(353g) Enhancement of C02 and CH4 Separation Via Amino-Functionalisation of the MIL-53 Metal-Organic-Framework

A strategy to enhance adsorption of CO2 consists of grafting of amines on surfaces of porous materials[1]. Already several types of Metal Organic Frameworks containing amino groups have been described in scientific and patent literature[2]. In the present work, adsorption and separation of CO2 and CH4 was studied on amino-functionalized MIL-53(Al).

The MIL-53 Metal Organic Framework has a 3-D metal-organic framework containing diamond-shaped channels with pores of free diameter close to 7.5Å, with an adsorption capacity close to 40 wt% for CO2 [3]. By using 2-amino terephtalic acid as organic linker instead of the terephtalic acid used in the synthesis of the parent MIL-53, a structure containing free standing amino groups was synthesised [4,5]. In order to probe the effective pore size of this material, adsorption of alkanes with different degree of branching was studied. Zero coverage adsorption properties of methane, ethane, propane and CO2 were determined on this material using the pulse chromatographic technique. Adsorption isotherms till 30 bar were obtained by volumetry at 5, 15, 30 and 40 °C. The separation of binary CH4/CO2 mixtures was studied by breakthrough experiments at different pressures and mixture compositions. As a reference material, MIL-53(Al), synthesised at the COK (Prof. D. De Vos, KULeuven, Belgium) was used.

The pulse chromatographic method shows that at 30°C, CH4, with a retention time < 5 seconds, is nearly not adsorbed, certainly in comparison to CO2 having a retention time of 5.65 min. This yields a separation factor larger than 60, which is significantly higher than the value of about 5 for the parent MIL-53(Al). On amino-MIL-53, the zero coverage adsorption enthalpy of CO2 (38.4 kJ/mol) is significantly larger than that of methane, ethane and propane.

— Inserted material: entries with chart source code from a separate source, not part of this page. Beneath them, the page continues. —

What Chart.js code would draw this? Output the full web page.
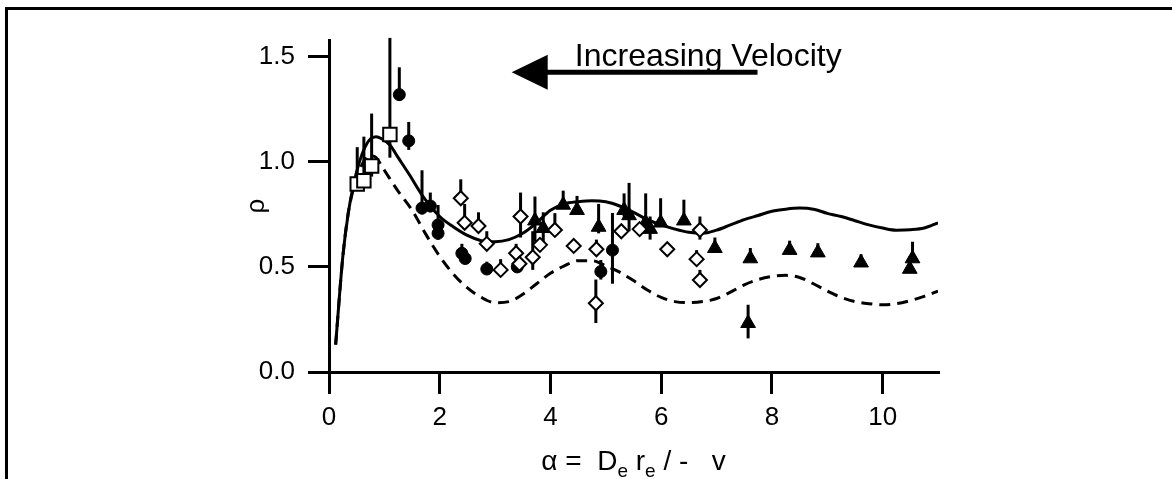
<!DOCTYPE html>
<html>
<head>
<meta charset="utf-8">
<script src="https://cdn.jsdelivr.net/npm/chart.js@4.4.1/dist/chart.umd.min.js"></script>
<style>
  body { margin: 0; background: #fff; }
  #wrap { position: relative; width: 1172px; height: 479px; overflow: hidden; }
  #rahmen { position: absolute; left: 5px; top: 7px; width: 1300px; height: 600px;
            border-left: 3px solid #000; border-top: 3px solid #000; }
  canvas { position: absolute; left: 0; top: 0; }
</style>
</head>
<body>
<div id="wrap">
  <div id="rahmen"></div>
  <canvas id="rho" width="1172" height="479"></canvas>
</div>
<script>
const xTicks = [0, 2, 4, 6, 8, 10];
const yTicks = [0, 0.5, 1.0, 1.5];

// theory, solid line
const solidX = [0.12, 0.25, 0.35, 0.45, 0.55, 0.65, 0.75, 0.85, 0.95, 1.10, 1.25, 1.45, 1.70, 2.00, 2.25, 2.50, 2.75,
  3.00, 3.25, 3.50, 3.75, 4.00, 4.25, 4.50, 4.75, 5.00, 5.25, 5.50, 5.75, 6.00, 6.25, 6.50, 6.75, 7.00,
  7.25, 7.50, 7.75, 8.00, 8.25, 8.50, 8.75, 9.00, 9.25, 9.50, 9.75, 10.00, 10.25, 10.50, 10.75, 11.00];
const solidY = [0.13, 0.55, 0.76, 0.90, 1.00, 1.07, 1.11, 1.12, 1.11, 1.08, 1.02, 0.94, 0.835, 0.74, 0.69, 0.65, 0.625,
  0.62, 0.63, 0.66, 0.71, 0.77, 0.80, 0.81, 0.815, 0.81, 0.79, 0.76, 0.725, 0.70, 0.68, 0.665, 0.66, 0.675,
  0.70, 0.725, 0.745, 0.765, 0.775, 0.78, 0.775, 0.755, 0.74, 0.72, 0.70, 0.685, 0.675, 0.677, 0.685, 0.71];

// theory, dashed line
const dashX = [0.12, 0.25, 0.35, 0.45, 0.55, 0.65, 0.75, 0.85, 1.00, 1.25, 1.50, 1.75, 2.00, 2.25, 2.50, 2.75,
  3.00, 3.25, 3.50, 3.75, 4.00, 4.25, 4.50, 4.75, 5.00, 5.25, 5.50, 5.75, 6.00, 6.25, 6.50, 6.75, 7.00,
  7.25, 7.50, 7.75, 8.00, 8.25, 8.50, 8.75, 9.00, 9.25, 9.50, 9.75, 10.00, 10.25, 10.50, 10.75, 11.00];
const dashY = [0.13, 0.55, 0.76, 0.88, 0.96, 1.01, 1.03, 1.02, 0.96, 0.86, 0.77, 0.655, 0.55, 0.465, 0.40, 0.355,
  0.33, 0.335, 0.37, 0.42, 0.47, 0.505, 0.53, 0.53, 0.505, 0.475, 0.435, 0.39, 0.355, 0.335, 0.33, 0.335, 0.35,
  0.38, 0.415, 0.44, 0.455, 0.46, 0.45, 0.42, 0.385, 0.355, 0.335, 0.325, 0.32, 0.325, 0.34, 0.36, 0.385];

// open squares
const sqX = [0.51, 0.63, 0.77, 1.10];
const sqY = [0.895, 0.91, 0.98, 1.13];
const sqHi = [1.07, 1.12, 1.23, 1.59];
const sqLo = [0.87, 0.88, 0.93, 1.02];

// open diamonds
const diaX = [2.38, 2.45, 2.70, 2.85, 3.10, 3.38, 3.44, 3.46, 3.68, 3.81, 4.08, 4.42, 4.82, 4.83, 5.28, 5.61, 6.11, 6.64, 6.70, 6.70];
const diaY = [0.827, 0.71, 0.695, 0.61, 0.486, 0.565, 0.515, 0.74, 0.546, 0.605, 0.676, 0.60, 0.327, 0.584, 0.67, 0.68, 0.584, 0.537, 0.438, 0.676];
const diaHi = [0.917, 0.80, 0.76, 0.67, 0.537, 0.61, 0.515, 0.854, 0.67, 0.605, 0.756, 0.60, 0.44, 0.63, 0.67, 0.68, 0.584, 0.58, 0.486, 0.74];
const diaLo = [0.80, 0.69, 0.67, 0.59, 0.47, 0.565, 0.49, 0.64, 0.486, 0.58, 0.676, 0.60, 0.233, 0.57, 0.67, 0.68, 0.584, 0.537, 0.42, 0.63];

// filled circles
const circX = [1.27, 1.44, 1.68, 1.83, 1.97, 1.97, 2.40, 2.46, 2.85, 3.40, 4.91, 5.12];
const circY = [1.32, 1.10, 0.78, 0.79, 0.70, 0.66, 0.565, 0.54, 0.49, 0.50, 0.478, 0.58];
const circHi = [1.45, 1.19, 0.96, 0.854, 0.795, 0.66, 0.61, 0.54, 0.525, 0.50, 0.533, 0.757];
const circLo = [1.29, 1.057, 0.75, 0.76, 0.68, 0.63, 0.55, 0.54, 0.49, 0.50, 0.44, 0.42];

// filled triangles
const triX = [3.72, 3.87, 4.23, 4.48, 4.87, 5.33, 5.42, 5.72, 5.80, 5.99, 6.41, 6.97, 7.57, 7.61, 8.32, 8.83, 9.61, 10.49, 10.54];
const triY = [0.72, 0.684, 0.795, 0.77, 0.69, 0.77, 0.745, 0.71, 0.68, 0.71, 0.72, 0.589, 0.232, 0.54, 0.58, 0.568, 0.52, 0.49, 0.54];
const triHi = [0.835, 0.76, 0.863, 0.838, 0.80, 0.85, 0.90, 0.85, 0.74, 0.827, 0.82, 0.64, 0.32, 0.59, 0.625, 0.613, 0.56, 0.55, 0.62];
const triLo = [0.62, 0.61, 0.79, 0.77, 0.66, 0.74, 0.67, 0.70, 0.63, 0.70, 0.72, 0.589, 0.16, 0.54, 0.58, 0.568, 0.52, 0.49, 0.54];

// x axis title, [text, subscript?]
const xTitel = [["\u03B1 =  D", false], ["e", true], [" r", false], ["e", true], [" / -   v", false]];
const pfeilText = "Increasing Velocity";

const schrift = "'Liberation Sans', Arial, sans-serif";

function punkte(xs, ys) {
  return xs.map((x, i) => ({ x: x, y: ys[i] }));
}

// vertical error bars, drawn behind the markers
const fehlerbalken = {
  id: "fehlerbalken",
  beforeDatasetsDraw(chart) {
    const ctx = chart.ctx;
    const xs = chart.scales.x, ys = chart.scales.y;
    ctx.save();
    ctx.strokeStyle = "#000";
    ctx.lineWidth = 3;
    chart.data.datasets.forEach((ds) => {
      if (!ds.oben) return;
      ds.data.forEach((p, i) => {
        const px = xs.getPixelForValue(p.x);
        ctx.beginPath();
        ctx.moveTo(px, ys.getPixelForValue(ds.oben[i]));
        ctx.lineTo(px, ys.getPixelForValue(ds.unten[i]));
        ctx.stroke();
      });
    });
    ctx.restore();
  }
};

// arrow with "Increasing Velocity" and the x axis title with subscripts
const beschriftung = {
  id: "beschriftung",
  afterDraw(chart) {
    const ctx = chart.ctx;
    const xs = chart.scales.x, ys = chart.scales.y;
    ctx.save();
    ctx.fillStyle = "#000";
    ctx.strokeStyle = "#000";

    const py = ys.getPixelForValue(1.426);
    const spitze = xs.getPixelForValue(3.30);
    const basis = xs.getPixelForValue(3.95);
    const ende = xs.getPixelForValue(7.74);
    ctx.lineWidth = 5;
    ctx.beginPath();
    ctx.moveTo(basis - 2, py);
    ctx.lineTo(ende, py);
    ctx.stroke();
    ctx.beginPath();
    ctx.moveTo(spitze, py);
    ctx.lineTo(basis, py - 17.5);
    ctx.lineTo(basis, py + 17.5);
    ctx.closePath();
    ctx.fill();

    ctx.font = "32px " + schrift;
    ctx.textBaseline = "alphabetic";
    ctx.textAlign = "left";
    ctx.fillText(pfeilText, xs.getPixelForValue(4.44), ys.getPixelForValue(1.457));

    // x axis title
    const gross = "28px " + schrift, klein = "19px " + schrift;
    let breite = 0;
    xTitel.forEach(([t, sub]) => {
      ctx.font = sub ? klein : gross;
      breite += ctx.measureText(t).width;
    });
    let x = (chart.chartArea.left + chart.chartArea.right) / 2 - breite / 2;
    const basisY = chart.chartArea.bottom + 98;
    xTitel.forEach(([t, sub]) => {
      ctx.font = sub ? klein : gross;
      ctx.fillText(t, x, sub ? basisY + 7 : basisY);
      x += ctx.measureText(t).width;
    });
    ctx.restore();
  }
};

const tickFont = { family: schrift, size: 26 };

new Chart(document.getElementById("rho"), {
  type: "scatter",
  data: {
    datasets: [
      {
        data: punkte(sqX, sqY), oben: sqHi, unten: sqLo,
        pointStyle: "rect", pointRadius: 9.5, borderColor: "#000", backgroundColor: "#fff", borderWidth: 2,
      },
      {
        data: punkte(diaX, diaY), oben: diaHi, unten: diaLo,
        pointStyle: "rectRot", pointRadius: 7, borderColor: "#000", backgroundColor: "#fff", borderWidth: 2,
      },
      {
        data: punkte(circX, circY), oben: circHi, unten: circLo,
        pointStyle: "circle", pointRadius: 6, borderColor: "#000", backgroundColor: "#000", borderWidth: 1,
      },
      {
        data: punkte(triX, triY), oben: triHi, unten: triLo,
        pointStyle: "triangle", pointRadius: 8.5, borderColor: "#000", backgroundColor: "#000", borderWidth: 1,
      },
      {
        data: punkte(solidX, solidY), showLine: true, pointRadius: 0,
        borderColor: "#000", borderWidth: 3, cubicInterpolationMode: "monotone",
      },
      {
        data: punkte(dashX, dashY), showLine: true, pointRadius: 0,
        borderColor: "#000", borderWidth: 3, borderDash: [11, 7], cubicInterpolationMode: "monotone",
      },
    ],
  },
  options: {
    responsive: false,
    animation: false,
    events: [],
    layout: { padding: { left: 0, top: 40, right: 234, bottom: 0 } },
    plugins: { legend: { display: false }, tooltip: { enabled: false } },
    scales: {
      x: {
        type: "linear", min: 0, max: 11,
        afterBuildTicks: (s) => { s.ticks = xTicks.map((v) => ({ value: v })); },
        afterFit: (s) => { s.height = 107; },
        border: { color: "#000", width: 3 },
        grid: { drawOnChartArea: false, color: "#000", tickLength: 22, lineWidth: 3 },
        ticks: { color: "#000", font: tickFont, padding: 8, maxRotation: 0 },
        title: { display: false },
      },
      y: {
        type: "linear", min: 0, max: 1.58,
        afterBuildTicks: (s) => { s.ticks = yTicks.map((v) => ({ value: v })); },
        afterFit: (s) => { s.width = 329; },
        border: { color: "#000", width: 3 },
        grid: { drawOnChartArea: false, color: "#000", tickLength: 21, lineWidth: 3 },
        ticks: { color: "#000", font: tickFont, padding: 13, callback: (v) => v.toFixed(1) },
        title: { display: true, text: "\u03C1", color: "#000", font: { family: schrift, size: 26 }, padding: { top: 241, bottom: 0 } },
      },
    },
  },
  plugins: [fehlerbalken, beschriftung],
});
</script>
</body>
</html>
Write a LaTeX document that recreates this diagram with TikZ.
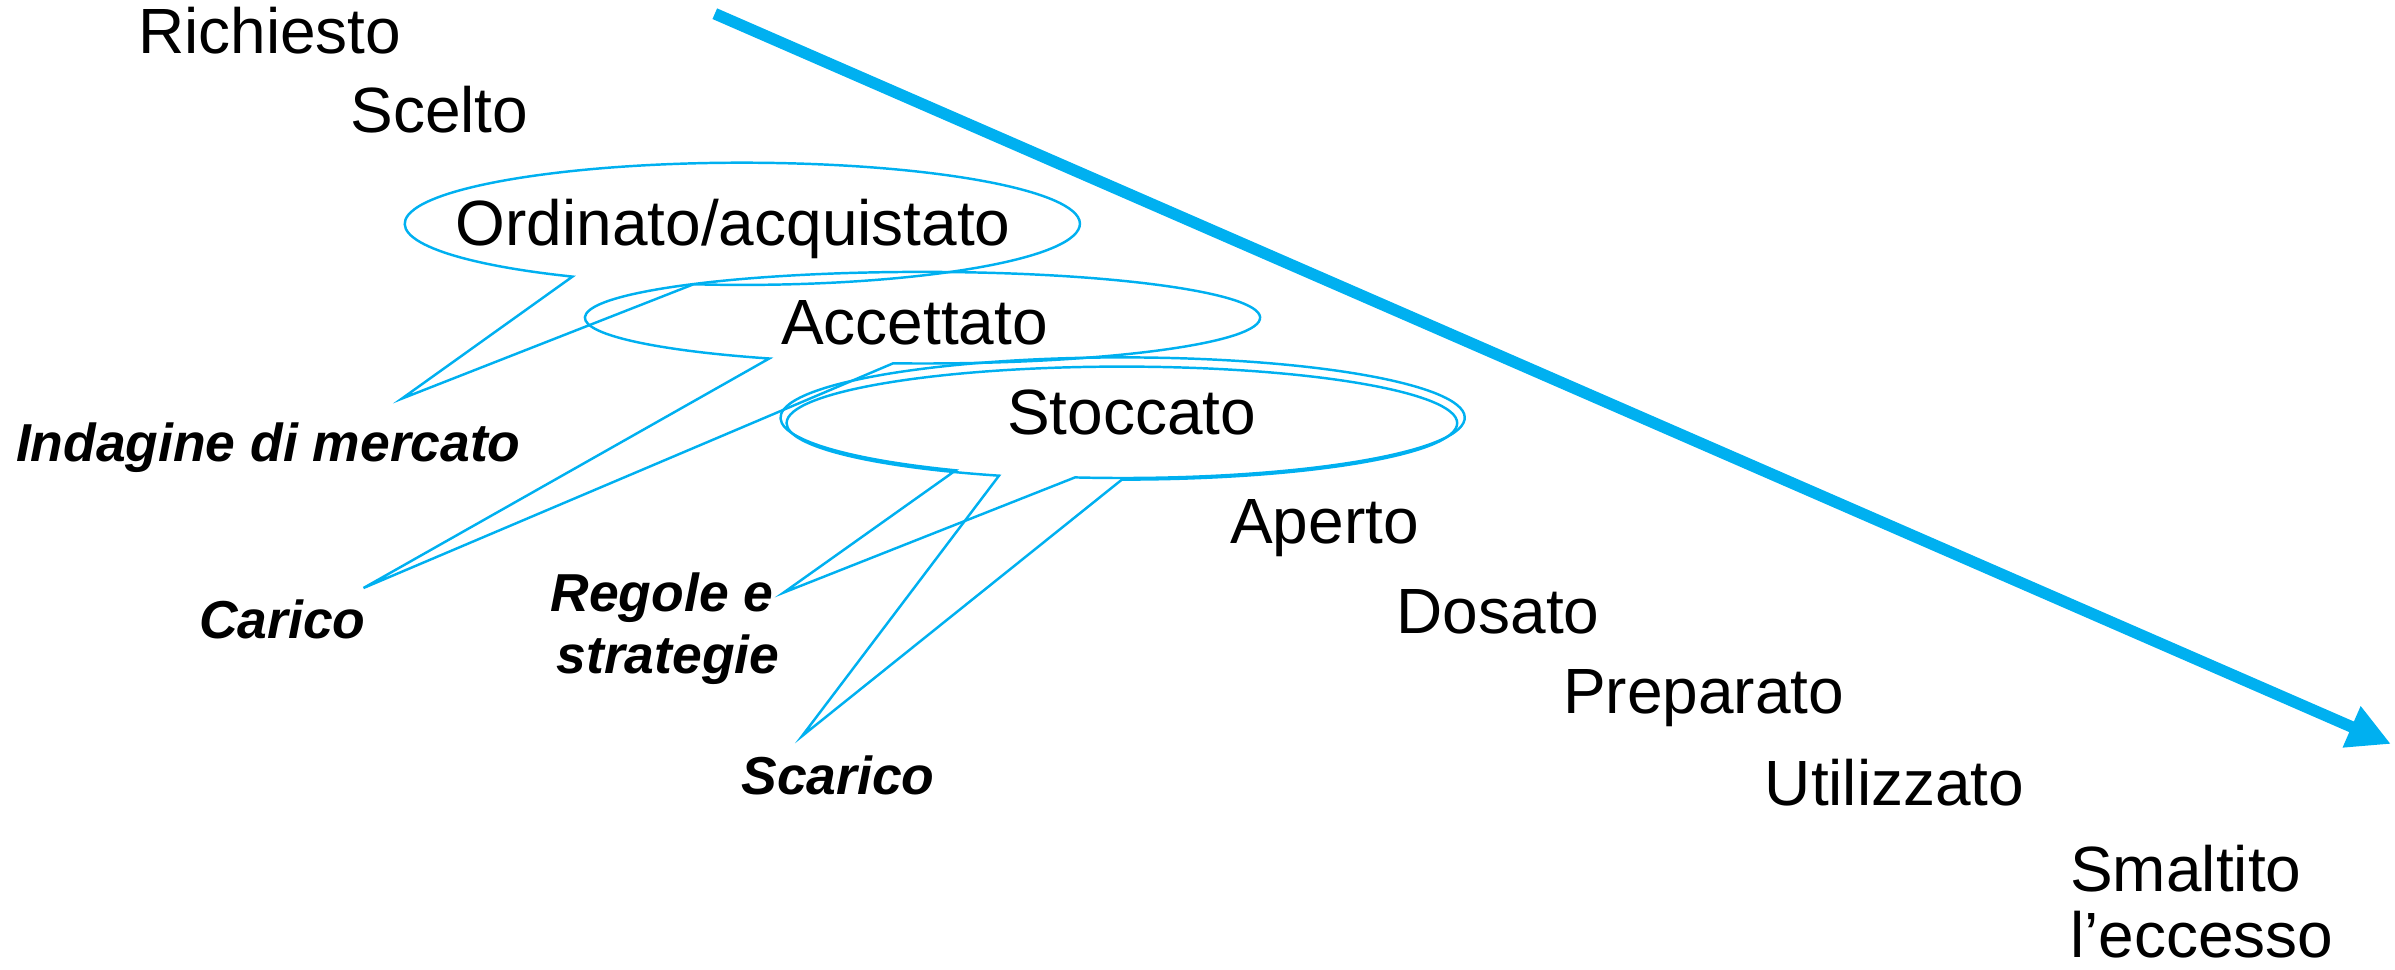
\documentclass[tikz,border=0pt]{standalone}
\usepackage{fontspec}
\setmainfont{Liberation Sans}
\usetikzlibrary{arrows.meta}
\definecolor{cblue}{HTML}{00B0F0}
\tikzset{
  lbl/.style={inner sep=0pt, anchor=base west, font=\fontsize{18.2}{19}\selectfont},
  tag/.style={inner sep=0pt, anchor=base west, font=\fontsize{15.2}{17}\selectfont\bfseries\itshape},
  callout/.style={draw=cblue, line width=0.7pt, line join=miter},
  flow/.style={draw=cblue, line width=3.3pt, -{Triangle[length=0.43cm,width=0.42cm]}}
}
\begin{document}
\begin{tikzpicture}
\useasboundingbox (0,0) rectangle (23.95,-9.70);
% coordinates
\coordinate (oc) at (7.423,-2.238);
\coordinate (ac) at (9.225,-3.177);
\coordinate (sca) at (11.226,-4.177);
\coordinate (scb) at (11.219,-4.231);
\coordinate (arrowstart) at (7.148,-0.137);
\coordinate (arrowend) at (23.91,-7.44);
% labels
\node[lbl] (richiesto) at (1.375,-0.54) {Richiesto};
\node[lbl] (scelto) at (3.498,-1.32) {Scelto};
\node[lbl] (ordinato) at (4.552,-2.45) {Ordinato/acquistato};
\node[lbl] (accettato) at (7.805,-3.44) {Accettato};
\node[lbl] (stoccato) at (10.066,-4.34) {Stoccato};
\node[lbl] (aperto) at (12.296,-5.43) {Aperto};
\node[lbl] (dosato) at (13.960,-6.33) {Dosato};
\node[lbl] (preparato) at (15.625,-7.135) {Preparato};
\node[lbl] (utilizzato) at (17.641,-8.055) {Utilizzato};
\node[lbl] (smaltito) at (20.696,-8.91) {Smaltito};
\node[lbl] (eccesso) at (20.696,-9.57) {l’eccesso};
\node[tag] (indagine) at (0.153,-4.613) {Indagine di mercato};
\node[tag] (carico) at (1.986,-6.385) {Carico};
\node[tag] (regole) at (5.50,-6.110) {Regole e};
\node[tag] (strategie) at (5.56,-6.736) {strategie};
\node[tag] (scarico) at (7.408,-7.943) {Scarico};
% tips
\coordinate (otip) at (4.017,-3.987);
\coordinate (atip) at (3.635,-5.880);
\coordinate (satip) at (7.836,-5.926);
\coordinate (sbtip) at (8.019,-7.362);
% callouts
\draw[callout] (oc) ++(261.7:3.376 and 0.611) arc[start angle=261.7, end angle=599.8, x radius=3.376, y radius=0.611] -- (otip) -- cycle;
\draw[callout] (ac) ++(265:3.376 and 0.458) arc[start angle=265, end angle=603, x radius=3.376, y radius=0.458] -- (atip) -- cycle;
\draw[callout] (sca) ++(262:3.421 and 0.603) arc[start angle=262, end angle=600.8, x radius=3.421, y radius=0.603] -- (satip) -- cycle;
\draw[callout] (scb) ++(270:3.353 and 0.565) arc[start angle=270, end angle=608.5, x radius=3.353, y radius=0.565] -- (sbtip) -- cycle;
% main arrow
\draw[flow] (arrowstart) -- (arrowend);
\end{tikzpicture}
\end{document}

Contrarily, on the parent MIL-53(Al), zero coverage adsorption enthalpy and Henry constant of CO2 are lower than those of ethane. Functionalization with amine groups results in an increase in zero coverage adsorption enthalpy from 20.1 to 38.4 kJ/mol. This high interaction between CO2 and the amino-MIL-53(Al) structure has been demonstrated by in-situ DRIFTS, evidencing the formation of Electron Donor-Acceptor (EDA) complexes between CO2 and the amino and OH groups of the MOF structure [6].

Figure 1: Left: Adsorption isotherms of CO2 and CH4 at 30°C on amino functionalized MIL-53 (closed symbols: adsorption; open symbols: desorption). Right: Separation of an equimolar CO2/CH4 mixture at atmospheric pressure and 30°C.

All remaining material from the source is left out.